*Task to carry out*.
Give only the number of lines in the records below that contain the word "this".

*Dataset extract*.
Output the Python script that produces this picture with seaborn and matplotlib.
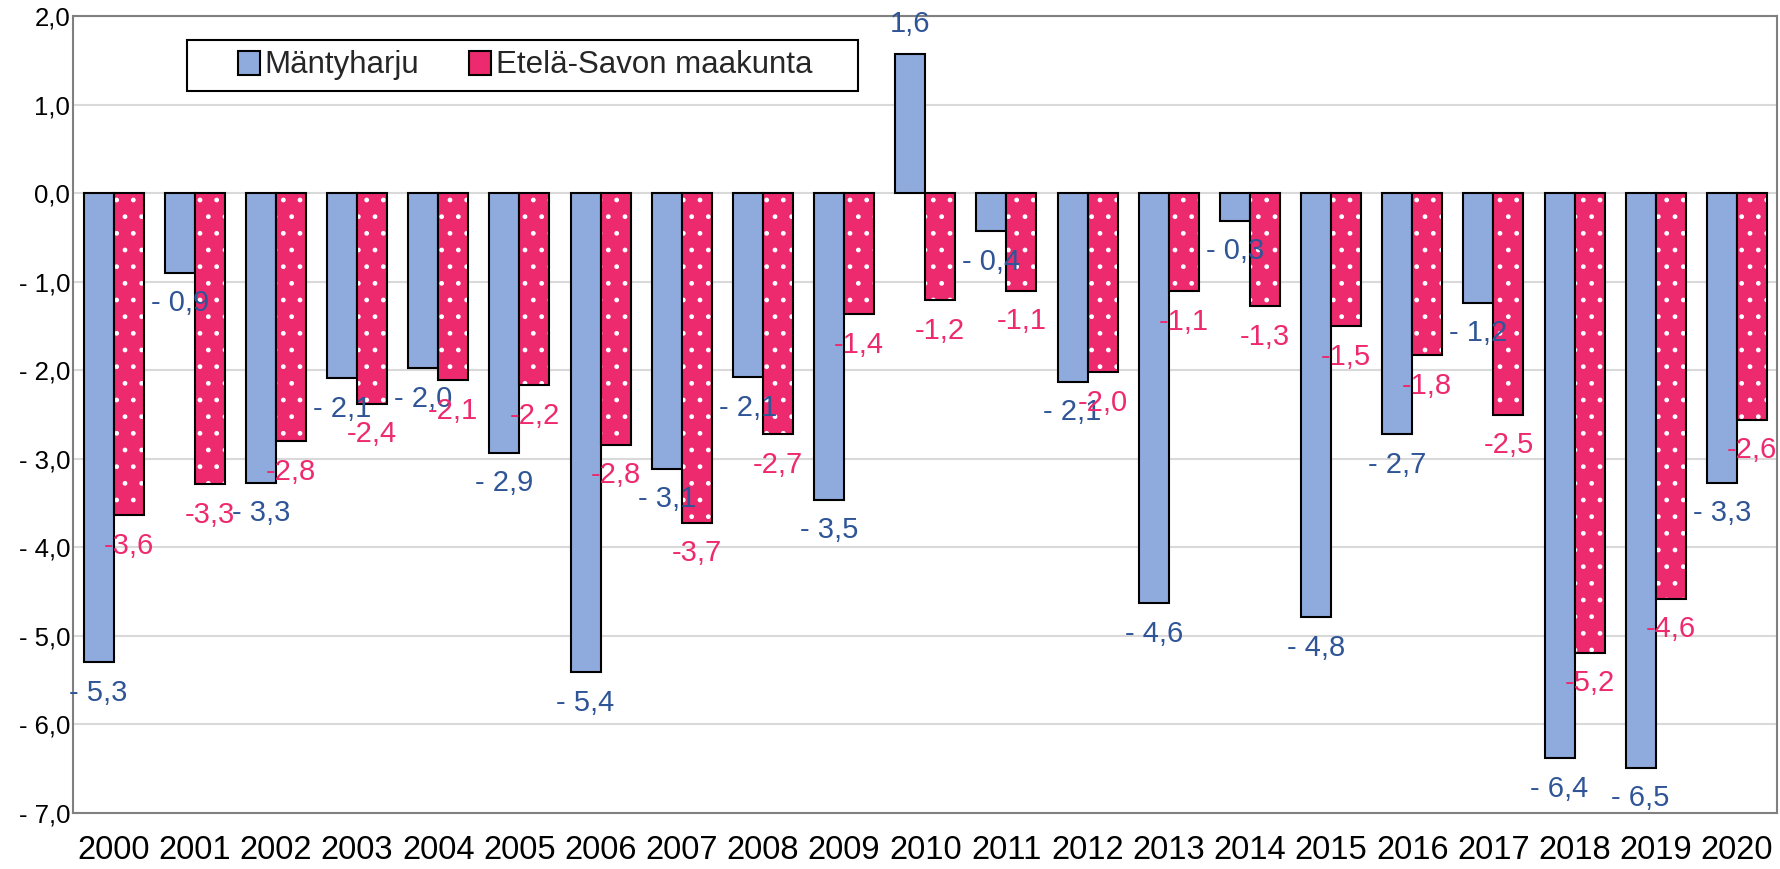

---

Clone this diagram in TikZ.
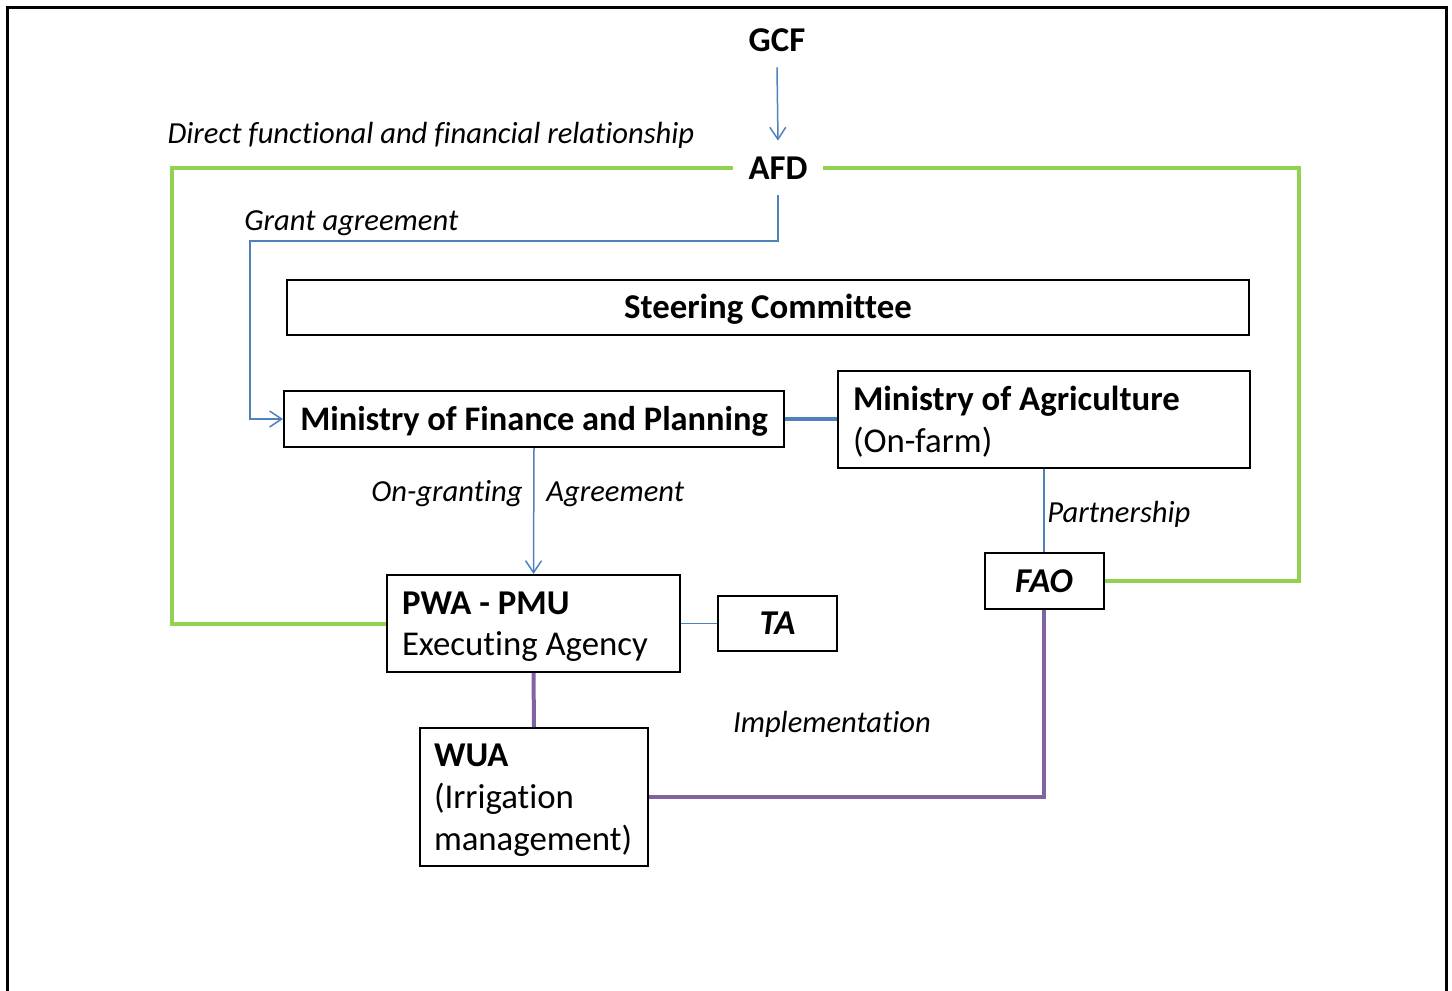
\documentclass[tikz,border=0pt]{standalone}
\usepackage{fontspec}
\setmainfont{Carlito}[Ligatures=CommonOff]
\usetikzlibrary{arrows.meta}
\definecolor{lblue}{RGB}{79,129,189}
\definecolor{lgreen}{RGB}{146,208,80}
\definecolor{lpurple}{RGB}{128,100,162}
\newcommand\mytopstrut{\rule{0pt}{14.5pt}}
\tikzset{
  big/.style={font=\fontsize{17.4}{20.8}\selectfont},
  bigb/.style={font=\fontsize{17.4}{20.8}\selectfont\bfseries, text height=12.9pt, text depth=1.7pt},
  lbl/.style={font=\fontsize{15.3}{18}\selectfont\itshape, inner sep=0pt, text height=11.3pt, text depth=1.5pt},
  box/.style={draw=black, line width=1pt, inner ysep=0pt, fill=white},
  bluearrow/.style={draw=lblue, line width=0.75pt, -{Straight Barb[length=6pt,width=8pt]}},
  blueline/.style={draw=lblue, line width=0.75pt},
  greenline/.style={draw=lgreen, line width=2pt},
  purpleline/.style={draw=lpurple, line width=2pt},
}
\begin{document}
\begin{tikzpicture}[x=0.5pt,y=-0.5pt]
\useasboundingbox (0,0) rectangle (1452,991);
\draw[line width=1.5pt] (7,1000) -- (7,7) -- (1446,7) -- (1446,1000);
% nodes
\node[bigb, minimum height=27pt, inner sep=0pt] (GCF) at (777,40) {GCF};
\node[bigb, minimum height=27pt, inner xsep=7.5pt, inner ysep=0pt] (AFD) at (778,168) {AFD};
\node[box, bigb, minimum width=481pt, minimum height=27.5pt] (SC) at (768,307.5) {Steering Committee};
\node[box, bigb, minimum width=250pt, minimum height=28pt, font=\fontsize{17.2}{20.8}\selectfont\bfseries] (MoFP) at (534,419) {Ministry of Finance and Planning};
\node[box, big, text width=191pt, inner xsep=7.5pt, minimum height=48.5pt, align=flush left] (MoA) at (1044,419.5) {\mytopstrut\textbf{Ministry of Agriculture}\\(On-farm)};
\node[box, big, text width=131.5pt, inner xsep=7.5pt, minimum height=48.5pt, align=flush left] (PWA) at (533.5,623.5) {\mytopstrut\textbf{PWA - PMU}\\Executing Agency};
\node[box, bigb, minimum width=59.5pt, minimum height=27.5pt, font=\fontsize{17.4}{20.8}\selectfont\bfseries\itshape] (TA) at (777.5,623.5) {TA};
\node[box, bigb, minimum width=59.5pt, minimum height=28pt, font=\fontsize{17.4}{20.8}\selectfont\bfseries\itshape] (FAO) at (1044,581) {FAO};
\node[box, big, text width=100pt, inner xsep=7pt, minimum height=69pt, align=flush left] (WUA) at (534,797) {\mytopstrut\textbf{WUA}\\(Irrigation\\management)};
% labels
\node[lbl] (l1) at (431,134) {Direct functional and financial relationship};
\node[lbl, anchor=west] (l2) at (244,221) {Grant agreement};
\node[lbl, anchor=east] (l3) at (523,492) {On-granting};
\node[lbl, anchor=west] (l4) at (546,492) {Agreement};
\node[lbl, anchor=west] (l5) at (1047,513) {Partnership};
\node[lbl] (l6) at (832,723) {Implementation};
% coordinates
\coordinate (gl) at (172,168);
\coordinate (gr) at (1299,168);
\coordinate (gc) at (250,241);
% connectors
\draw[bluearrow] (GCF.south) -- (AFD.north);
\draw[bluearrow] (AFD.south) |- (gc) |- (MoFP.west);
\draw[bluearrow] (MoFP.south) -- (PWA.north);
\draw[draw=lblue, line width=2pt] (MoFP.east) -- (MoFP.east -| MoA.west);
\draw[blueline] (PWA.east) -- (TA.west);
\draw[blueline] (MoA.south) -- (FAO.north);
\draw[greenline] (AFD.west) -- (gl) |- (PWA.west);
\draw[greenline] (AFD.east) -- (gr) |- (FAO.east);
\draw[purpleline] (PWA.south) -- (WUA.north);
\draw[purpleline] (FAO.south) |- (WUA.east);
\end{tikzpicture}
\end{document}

*Solution below*.
2